## THE REQUEST
Pick out all lines with the word "this" from the records that follow.

◆ ◆ ◆ ◆ ◆ ◆ ◆

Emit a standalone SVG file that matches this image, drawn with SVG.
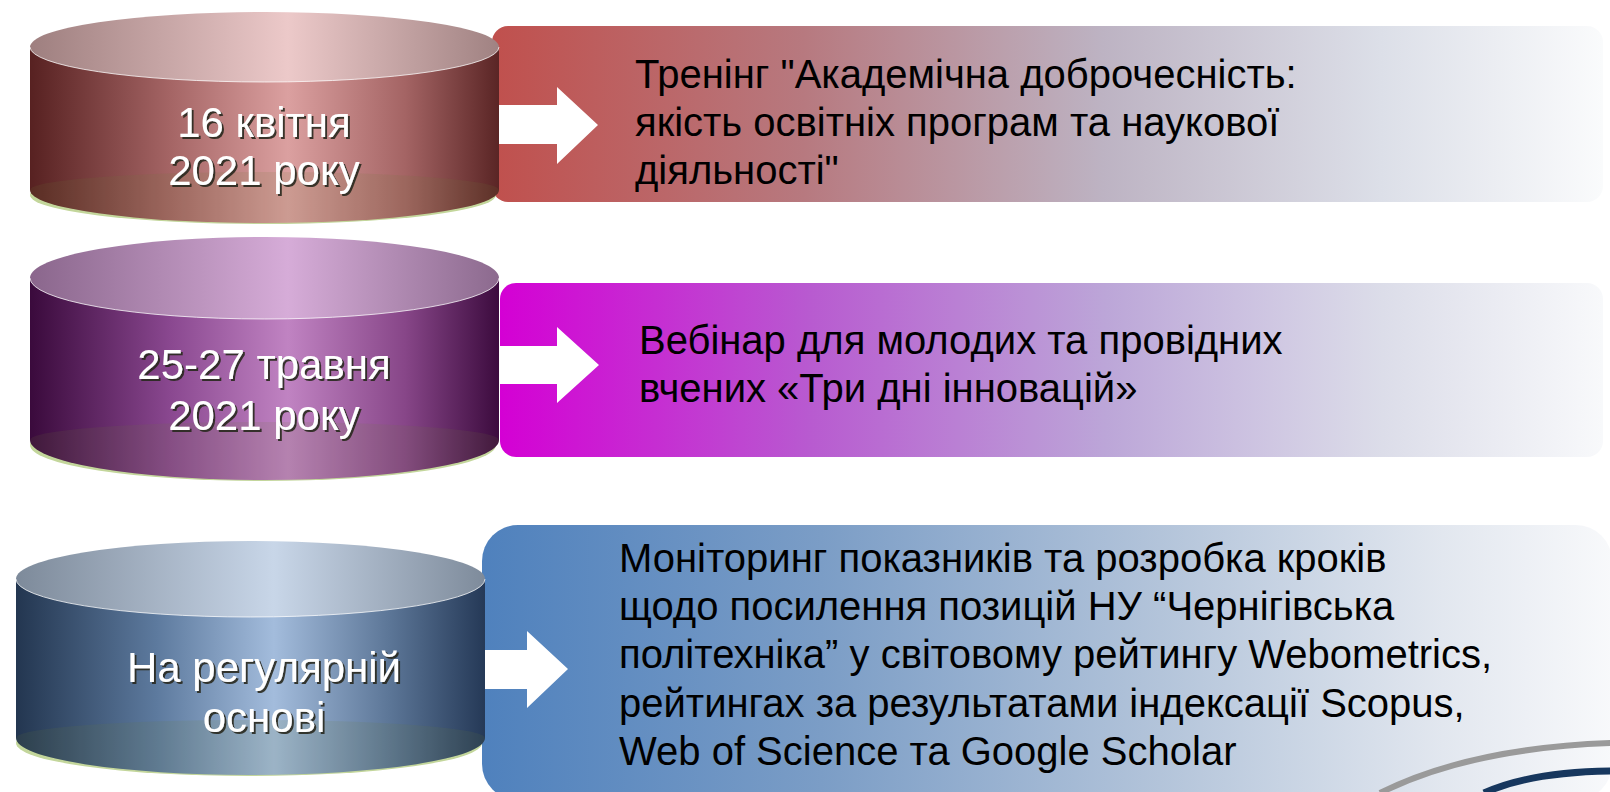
<svg xmlns="http://www.w3.org/2000/svg" width="1610" height="792" viewBox="0 0 1610 792">
<defs>
<style>
.lbl{font-family:"Liberation Sans",Arial,sans-serif;font-size:40px;fill:#000}
.cyl{font-family:"Liberation Sans",Arial,sans-serif;font-size:42px;fill:#fff;text-anchor:middle;filter:url(#ts)}
.arrow{fill:#fff}
.base{fill:#c3d69b}
.seam{fill:none;stroke:#fff;stroke-opacity:.75;stroke-width:1}
.inner{fill:#6f7f35;fill-opacity:.13}
</style>
<filter id="ts" x="-10%" y="-30%" width="130%" height="160%">
<feDropShadow dx="2" dy="2" stdDeviation="0.6" flood-color="#252a1e" flood-opacity="0.9"/>
</filter>
<linearGradient id="r1" x1="0" y1="0" x2="1" y2="0">
<stop offset="0" stop-color="#c0504d"/>
<stop offset="0.28" stop-color="#b7797f"/>
<stop offset="0.55" stop-color="#bdb3c3"/>
<stop offset="0.8" stop-color="#dcdfe8"/>
<stop offset="1" stop-color="#fafbfc"/>
</linearGradient>
<linearGradient id="r2" x1="0" y1="0" x2="1" y2="0">
<stop offset="0" stop-color="#d400d4"/>
<stop offset="0.28" stop-color="#b85ad0"/>
<stop offset="0.55" stop-color="#bca6d8"/>
<stop offset="0.8" stop-color="#dcdde9"/>
<stop offset="1" stop-color="#f8f9fb"/>
</linearGradient>
<linearGradient id="r3" x1="0" y1="0" x2="1" y2="0">
<stop offset="0" stop-color="#4f81bd"/>
<stop offset="0.3" stop-color="#7b9dc6"/>
<stop offset="0.6" stop-color="#b3c4da"/>
<stop offset="0.85" stop-color="#e2e7ef"/>
<stop offset="1" stop-color="#f8f9fb"/>
</linearGradient>
<linearGradient id="s1" x1="0" y1="0" x2="1" y2="0">
<stop offset="0" stop-color="#572121"/>
<stop offset="0.3" stop-color="#a56565"/>
<stop offset="0.55" stop-color="#dba0a0"/>
<stop offset="0.8" stop-color="#a46464"/>
<stop offset="1" stop-color="#5a2525"/>
</linearGradient>
<linearGradient id="t1" x1="0" y1="0" x2="1" y2="0">
<stop offset="0" stop-color="#9e7f7f"/>
<stop offset="0.55" stop-color="#ecc9c9"/>
<stop offset="1" stop-color="#a08282"/>
</linearGradient>
<linearGradient id="s2" x1="0" y1="0" x2="1" y2="0">
<stop offset="0" stop-color="#3a0a3c"/>
<stop offset="0.3" stop-color="#8a4890"/>
<stop offset="0.55" stop-color="#c083c2"/>
<stop offset="0.8" stop-color="#874688"/>
<stop offset="1" stop-color="#3c0b3e"/>
</linearGradient>
<linearGradient id="t2" x1="0" y1="0" x2="1" y2="0">
<stop offset="0" stop-color="#8a668c"/>
<stop offset="0.55" stop-color="#d6acd8"/>
<stop offset="1" stop-color="#8c6a8e"/>
</linearGradient>
<linearGradient id="s3" x1="0" y1="0" x2="1" y2="0">
<stop offset="0" stop-color="#233650"/>
<stop offset="0.3" stop-color="#5d7a9e"/>
<stop offset="0.55" stop-color="#a3bcdc"/>
<stop offset="0.8" stop-color="#5b7596"/>
<stop offset="1" stop-color="#253957"/>
</linearGradient>
<linearGradient id="t3" x1="0" y1="0" x2="1" y2="0">
<stop offset="0" stop-color="#7d8a9a"/>
<stop offset="0.55" stop-color="#c8d6e8"/>
<stop offset="1" stop-color="#7e8b9b"/>
</linearGradient>
</defs>
<rect width="1610" height="792" fill="#fff"/>

<g id="box1">
<rect x="492" y="26" width="1111" height="176" rx="16" fill="url(#r1)"/>
<text class="lbl" x="635" y="88">Тренінг "Академічна доброчесність:</text>
<text class="lbl" x="635" y="136">якість освітніх програм та наукової</text>
<text class="lbl" x="635" y="184">діяльності"</text>
</g>
<g id="box2">
<rect x="500" y="283" width="1103" height="174" rx="16" fill="url(#r2)"/>
<text class="lbl" x="639" y="354">Вебінар для молодих та провідних</text>
<text class="lbl" x="639" y="402">вчених «Три дні інновацій»</text>
</g>
<g id="box3">
<rect x="482" y="525" width="1130" height="275" rx="36" fill="url(#r3)"/>
<text class="lbl" x="619" y="572">Моніторинг показників та розробка кроків</text>
<text class="lbl" x="619" y="620">щодо посилення позицій НУ “Чернігівська</text>
<text class="lbl" x="619" y="668">політехніка” у світовому рейтингу Webometrics,</text>
<text class="lbl" x="619" y="717">рейтингах за результатами індексації Scopus,</text>
<text class="lbl" x="619" y="765">Web of Science та Google Scholar</text>
<path d="M1380,793 Q1470,748 1612,743" fill="none" stroke="#9a9a9a" stroke-width="6"/>
<path d="M1484,793 Q1530,772 1612,771" fill="none" stroke="#17375e" stroke-width="7"/>
</g>

<g id="connectors">
<path class="arrow" d="M470,105 H557 V87 L598,125 L557,164 V144 H470 Z"/>
<path class="arrow" d="M470,346 H557 V327 L599,365 L557,403 V384 H470 Z"/>
<path class="arrow" d="M460,650 H527 V631 L568,669 L527,708 V689 H460 Z"/>
</g>

<g id="cyl1">
<ellipse class="base" cx="263" cy="195" rx="233" ry="29"/>
<path d="M30,47 V190 A234.5,33 0 0 0 499,190 V47 Z" fill="url(#s1)"/>
<path class="inner" d="M30,190 A234.5,18 0 0 1 499,190 A234.5,33 0 0 1 30,190 Z"/>
<ellipse cx="264.5" cy="47" rx="234.5" ry="35" fill="url(#t1)"/>
<path class="seam" d="M30,47 A234.5,35 0 0 0 499,47"/>
<text class="cyl" x="264" y="137">16 квітня</text>
<text class="cyl" x="264" y="185">2021 року</text>
</g>
<g id="cyl2">
<ellipse class="base" cx="263" cy="445" rx="233" ry="36"/>
<path d="M30,278 V440 A234.5,40 0 0 0 499,440 V278 Z" fill="url(#s2)"/>
<path class="inner" d="M30,440 A234.5,18 0 0 1 499,440 A234.5,40 0 0 1 30,440 Z"/>
<ellipse cx="264.5" cy="278" rx="234.5" ry="41" fill="url(#t2)"/>
<path class="seam" d="M30,278 A234.5,41 0 0 0 499,278"/>
<text class="cyl" x="264" y="379">25-27 травня</text>
<text class="cyl" x="264" y="430">2021 року</text>
</g>
<g id="cyl3">
<ellipse class="base" cx="249" cy="743" rx="233" ry="33"/>
<path d="M16,579 V738 A234.5,37 0 0 0 485,738 V579 Z" fill="url(#s3)"/>
<path class="inner" d="M16,738 A234.5,18 0 0 1 485,738 A234.5,37 0 0 1 16,738 Z"/>
<ellipse cx="250.5" cy="579" rx="234.5" ry="38" fill="url(#t3)"/>
<path class="seam" d="M16,579 A234.5,38 0 0 0 485,579"/>
<text class="cyl" x="264" y="682">На регулярній</text>
<text class="cyl" x="264" y="732">основі</text>
</g>
</svg>
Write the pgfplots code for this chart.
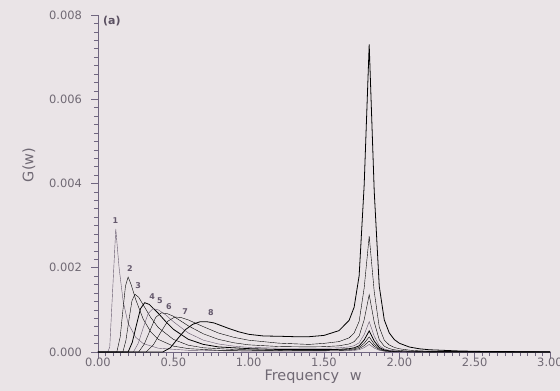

◆ ◆ ◆ ◆ ◆ ◆ ◆

## RESULT
Emit a standalone SVG file that matches this image, drawn with SVG.
Write the pgfplots code for this chart.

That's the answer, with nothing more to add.